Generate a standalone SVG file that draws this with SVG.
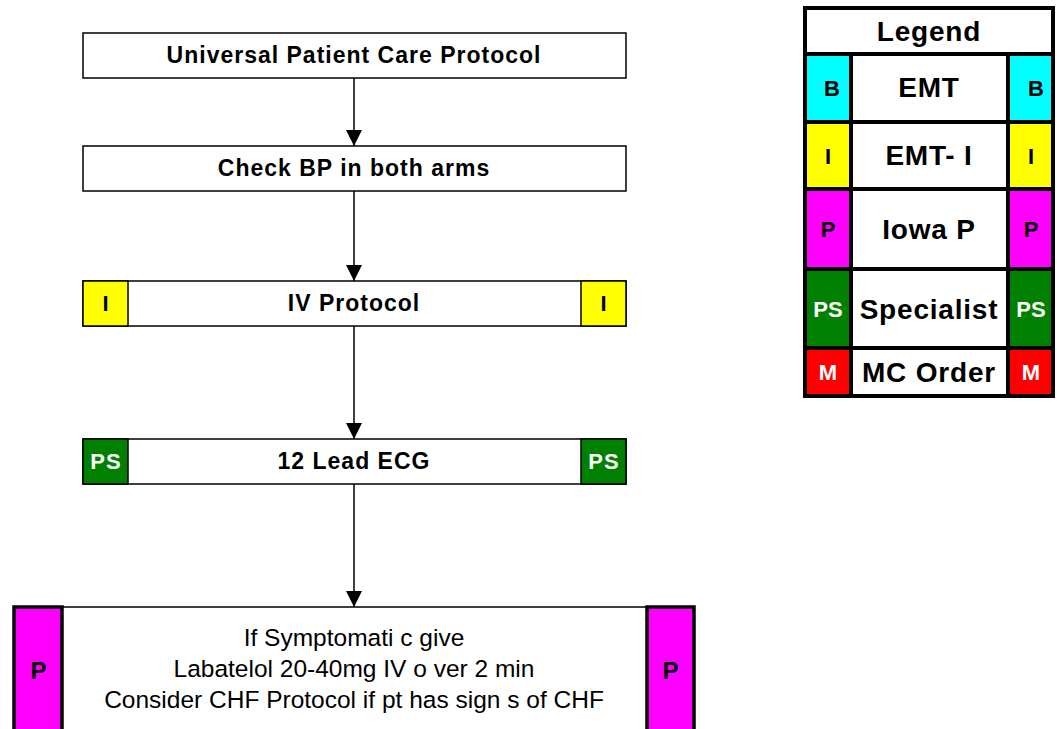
<svg xmlns="http://www.w3.org/2000/svg" width="1057" height="729" viewBox="0 0 1057 729">
<style>
.box{fill:#fff;stroke:#000;stroke-width:1.5}
.tag{stroke:#000;stroke-width:1.5}
.lg{stroke:#000;stroke-width:4}
.bt{font-family:"Liberation Sans",Arial,sans-serif;font-weight:bold;font-size:23px;letter-spacing:1px;text-anchor:middle;fill:#000}
.st{font-family:"Liberation Sans",Arial,sans-serif;font-weight:bold;font-size:22px;text-anchor:middle}
.lt{font-family:"Liberation Sans",Arial,sans-serif;font-weight:bold;font-size:28px;letter-spacing:0.8px;text-anchor:middle;fill:#000}
.nt{font-family:"Liberation Sans",Arial,sans-serif;font-size:24.5px;text-anchor:middle;fill:#000}
.cn{stroke:#000;stroke-width:1.5;fill:none}
</style>
<defs>
<marker id="ah" viewBox="0 0 16 16" refX="16" refY="8" markerWidth="16" markerHeight="16" markerUnits="userSpaceOnUse" orient="auto">
<path d="M0,0 L16,8 L0,16 z" fill="#000"/>
</marker>
</defs>
<g id="connectors">
<line class="cn" x1="354" y1="78" x2="354" y2="146" marker-end="url(#ah)"/>
<line class="cn" x1="354" y1="191" x2="354" y2="281" marker-end="url(#ah)"/>
<line class="cn" x1="354" y1="326" x2="354" y2="439" marker-end="url(#ah)"/>
<line class="cn" x1="354" y1="484" x2="354" y2="607" marker-end="url(#ah)"/>
</g>
<g id="n1">
<rect class="box" x="83" y="33" width="543" height="45"/>
<text class="bt" x="354" y="63">Universal Patient Care Protocol</text>
</g>
<g id="n2">
<rect class="box" x="83" y="146" width="543" height="45"/>
<text class="bt" x="354" y="176">Check BP in both arms</text>
</g>
<g id="n3">
<rect class="box" x="83" y="281" width="543" height="45"/>
<rect class="tag" x="83" y="281" width="45" height="45" fill="#ffff00"/>
<rect class="tag" x="581" y="281" width="45" height="45" fill="#ffff00"/>
<text class="st" x="105.5" y="311" fill="#000">I</text>
<text class="st" x="603.5" y="311" fill="#000">I</text>
<text class="bt" x="354" y="311">IV Protocol</text>
</g>
<g id="n4">
<rect class="box" x="83" y="439" width="543" height="45"/>
<rect class="tag" x="83" y="439" width="45" height="45" fill="#008000"/>
<rect class="tag" x="581" y="439" width="45" height="45" fill="#008000"/>
<text class="st" x="106" y="469" fill="#fff" letter-spacing="1">PS</text>
<text class="st" x="604" y="469" fill="#fff" letter-spacing="1">PS</text>
<text class="bt" x="354" y="469">12 Lead ECG</text>
</g>
<g id="n5">
<rect class="box" x="14" y="607" width="680" height="140"/>
<rect x="14" y="607" width="48" height="140" fill="#ff00ff" stroke="#000" stroke-width="3.5"/>
<rect x="647" y="607" width="47" height="140" fill="#ff00ff" stroke="#000" stroke-width="3.5"/>
<text x="38.5" y="679" font-family="Liberation Sans, Arial, sans-serif" font-weight="bold" font-size="24" text-anchor="middle" fill="#000">P</text>
<text x="670.5" y="679" font-family="Liberation Sans, Arial, sans-serif" font-weight="bold" font-size="24" text-anchor="middle" fill="#000">P</text>
<text class="nt" x="354" y="646">If Symptomati c give</text>
<text class="nt" x="354" y="677">Labatelol 20-40mg IV o ver 2 min</text>
<text class="nt" x="354" y="708">Consider CHF Protocol if pt has sign s of CHF</text>
</g>
<g id="legend">
<rect class="lg" x="805" y="8" width="248" height="388" fill="#fff"/>
<line class="lg" x1="805" y1="54" x2="1053" y2="54"/>
<text class="lt" x="929" y="41">Legend</text>
<rect class="lg" x="805" y="54" width="46" height="68" fill="#00ffff"/>
<rect class="lg" x="1008" y="54" width="45" height="68" fill="#00ffff"/>
<text class="st" x="832" y="96" fill="#000">B</text>
<text class="st" x="1036" y="96" fill="#000">B</text>
<text class="lt" x="929" y="97">EMT</text>
<line class="lg" x1="805" y1="122" x2="1053" y2="122"/>
<rect class="lg" x="805" y="122" width="46" height="67" fill="#ffff00"/>
<rect class="lg" x="1008" y="122" width="45" height="67" fill="#ffff00"/>
<text class="st" x="828" y="164" fill="#000">I</text>
<text class="st" x="1031" y="164" fill="#000">I</text>
<text class="lt" x="929" y="165">EMT- I</text>
<line class="lg" x1="805" y1="189" x2="1053" y2="189"/>
<rect class="lg" x="805" y="189" width="46" height="80" fill="#ff00ff"/>
<rect class="lg" x="1008" y="189" width="45" height="80" fill="#ff00ff"/>
<text class="st" x="828" y="237" fill="#000">P</text>
<text class="st" x="1031" y="237" fill="#000">P</text>
<text class="lt" x="929" y="239">Iowa P</text>
<line class="lg" x1="805" y1="269" x2="1053" y2="269"/>
<rect class="lg" x="805" y="269" width="46" height="79" fill="#008000"/>
<rect class="lg" x="1008" y="269" width="45" height="79" fill="#008000"/>
<text class="st" x="828" y="317" fill="#fff">PS</text>
<text class="st" x="1031" y="317" fill="#fff">PS</text>
<text class="lt" x="929" y="319">Specialist</text>
<line class="lg" x1="805" y1="348" x2="1053" y2="348"/>
<rect class="lg" x="805" y="348" width="46" height="48" fill="#ff0000"/>
<rect class="lg" x="1008" y="348" width="45" height="48" fill="#ff0000"/>
<text class="st" x="828" y="380" fill="#fff">M</text>
<text class="st" x="1031" y="380" fill="#fff">M</text>
<text class="lt" x="929" y="382">MC Order</text>
</g>
</svg>
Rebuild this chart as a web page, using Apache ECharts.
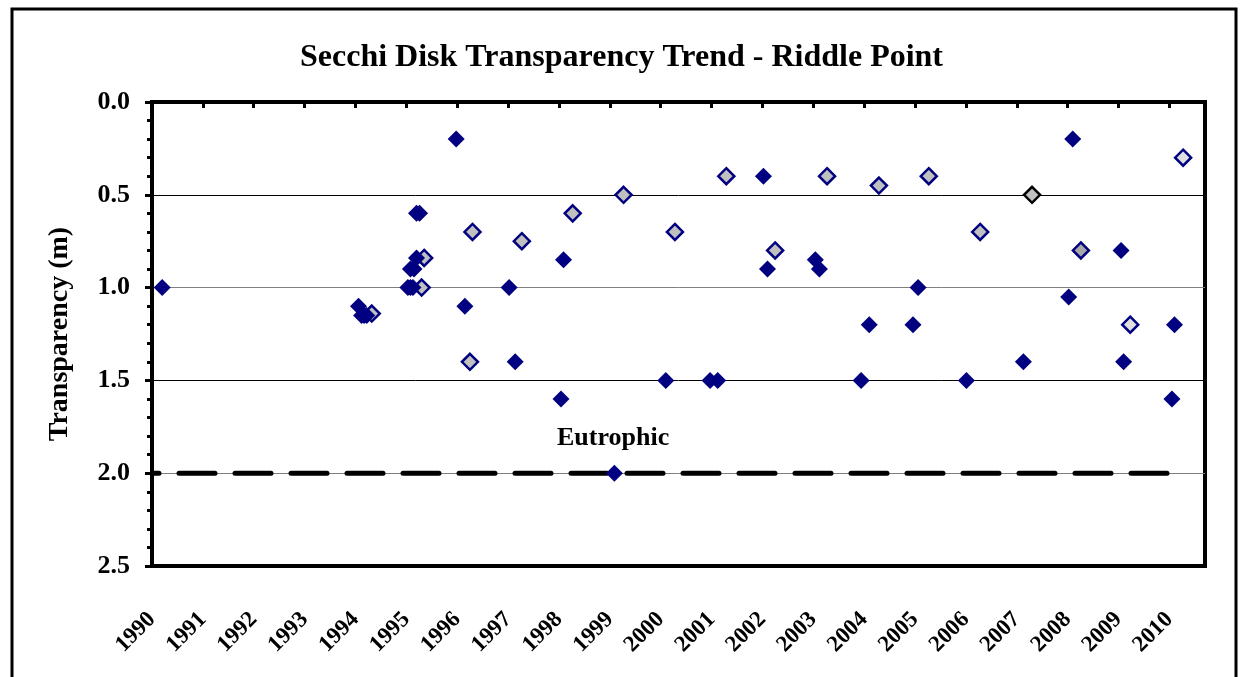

________

(PROBLEM)
Copy the records exactly as they appear, excluding images.

(RESPONSE TO THE EXERCISE)
Generate a standalone SVG file that draws this with SVG.
<svg xmlns="http://www.w3.org/2000/svg" width="1057" height="729" viewBox="0 0 1057 729">
<style>
.box{fill:#fff;stroke:#000;stroke-width:1.5}
.tag{stroke:#000;stroke-width:1.5}
.lg{stroke:#000;stroke-width:4}
.bt{font-family:"Liberation Sans",Arial,sans-serif;font-weight:bold;font-size:23px;letter-spacing:1px;text-anchor:middle;fill:#000}
.st{font-family:"Liberation Sans",Arial,sans-serif;font-weight:bold;font-size:22px;text-anchor:middle}
.lt{font-family:"Liberation Sans",Arial,sans-serif;font-weight:bold;font-size:28px;letter-spacing:0.8px;text-anchor:middle;fill:#000}
.nt{font-family:"Liberation Sans",Arial,sans-serif;font-size:24.5px;text-anchor:middle;fill:#000}
.cn{stroke:#000;stroke-width:1.5;fill:none}
</style>
<defs>
<marker id="ah" viewBox="0 0 16 16" refX="16" refY="8" markerWidth="16" markerHeight="16" markerUnits="userSpaceOnUse" orient="auto">
<path d="M0,0 L16,8 L0,16 z" fill="#000"/>
</marker>
</defs>
<g id="connectors">
<line class="cn" x1="354" y1="78" x2="354" y2="146" marker-end="url(#ah)"/>
<line class="cn" x1="354" y1="191" x2="354" y2="281" marker-end="url(#ah)"/>
<line class="cn" x1="354" y1="326" x2="354" y2="439" marker-end="url(#ah)"/>
<line class="cn" x1="354" y1="484" x2="354" y2="607" marker-end="url(#ah)"/>
</g>
<g id="n1">
<rect class="box" x="83" y="33" width="543" height="45"/>
<text class="bt" x="354" y="63">Universal Patient Care Protocol</text>
</g>
<g id="n2">
<rect class="box" x="83" y="146" width="543" height="45"/>
<text class="bt" x="354" y="176">Check BP in both arms</text>
</g>
<g id="n3">
<rect class="box" x="83" y="281" width="543" height="45"/>
<rect class="tag" x="83" y="281" width="45" height="45" fill="#ffff00"/>
<rect class="tag" x="581" y="281" width="45" height="45" fill="#ffff00"/>
<text class="st" x="105.5" y="311" fill="#000">I</text>
<text class="st" x="603.5" y="311" fill="#000">I</text>
<text class="bt" x="354" y="311">IV Protocol</text>
</g>
<g id="n4">
<rect class="box" x="83" y="439" width="543" height="45"/>
<rect class="tag" x="83" y="439" width="45" height="45" fill="#008000"/>
<rect class="tag" x="581" y="439" width="45" height="45" fill="#008000"/>
<text class="st" x="106" y="469" fill="#fff" letter-spacing="1">PS</text>
<text class="st" x="604" y="469" fill="#fff" letter-spacing="1">PS</text>
<text class="bt" x="354" y="469">12 Lead ECG</text>
</g>
<g id="n5">
<rect class="box" x="14" y="607" width="680" height="140"/>
<rect x="14" y="607" width="48" height="140" fill="#ff00ff" stroke="#000" stroke-width="3.5"/>
<rect x="647" y="607" width="47" height="140" fill="#ff00ff" stroke="#000" stroke-width="3.5"/>
<text x="38.5" y="679" font-family="Liberation Sans, Arial, sans-serif" font-weight="bold" font-size="24" text-anchor="middle" fill="#000">P</text>
<text x="670.5" y="679" font-family="Liberation Sans, Arial, sans-serif" font-weight="bold" font-size="24" text-anchor="middle" fill="#000">P</text>
<text class="nt" x="354" y="646">If Symptomati c give</text>
<text class="nt" x="354" y="677">Labatelol 20-40mg IV o ver 2 min</text>
<text class="nt" x="354" y="708">Consider CHF Protocol if pt has sign s of CHF</text>
</g>
<g id="legend">
<rect class="lg" x="805" y="8" width="248" height="388" fill="#fff"/>
<line class="lg" x1="805" y1="54" x2="1053" y2="54"/>
<text class="lt" x="929" y="41">Legend</text>
<rect class="lg" x="805" y="54" width="46" height="68" fill="#00ffff"/>
<rect class="lg" x="1008" y="54" width="45" height="68" fill="#00ffff"/>
<text class="st" x="832" y="96" fill="#000">B</text>
<text class="st" x="1036" y="96" fill="#000">B</text>
<text class="lt" x="929" y="97">EMT</text>
<line class="lg" x1="805" y1="122" x2="1053" y2="122"/>
<rect class="lg" x="805" y="122" width="46" height="67" fill="#ffff00"/>
<rect class="lg" x="1008" y="122" width="45" height="67" fill="#ffff00"/>
<text class="st" x="828" y="164" fill="#000">I</text>
<text class="st" x="1031" y="164" fill="#000">I</text>
<text class="lt" x="929" y="165">EMT- I</text>
<line class="lg" x1="805" y1="189" x2="1053" y2="189"/>
<rect class="lg" x="805" y="189" width="46" height="80" fill="#ff00ff"/>
<rect class="lg" x="1008" y="189" width="45" height="80" fill="#ff00ff"/>
<text class="st" x="828" y="237" fill="#000">P</text>
<text class="st" x="1031" y="237" fill="#000">P</text>
<text class="lt" x="929" y="239">Iowa P</text>
<line class="lg" x1="805" y1="269" x2="1053" y2="269"/>
<rect class="lg" x="805" y="269" width="46" height="79" fill="#008000"/>
<rect class="lg" x="1008" y="269" width="45" height="79" fill="#008000"/>
<text class="st" x="828" y="317" fill="#fff">PS</text>
<text class="st" x="1031" y="317" fill="#fff">PS</text>
<text class="lt" x="929" y="319">Specialist</text>
<line class="lg" x1="805" y1="348" x2="1053" y2="348"/>
<rect class="lg" x="805" y="348" width="46" height="48" fill="#ff0000"/>
<rect class="lg" x="1008" y="348" width="45" height="48" fill="#ff0000"/>
<text class="st" x="828" y="380" fill="#fff">M</text>
<text class="st" x="1031" y="380" fill="#fff">M</text>
<text class="lt" x="929" y="382">MC Order</text>
</g>
</svg>
Rebuild this chart as a web page, using Apache ECharts.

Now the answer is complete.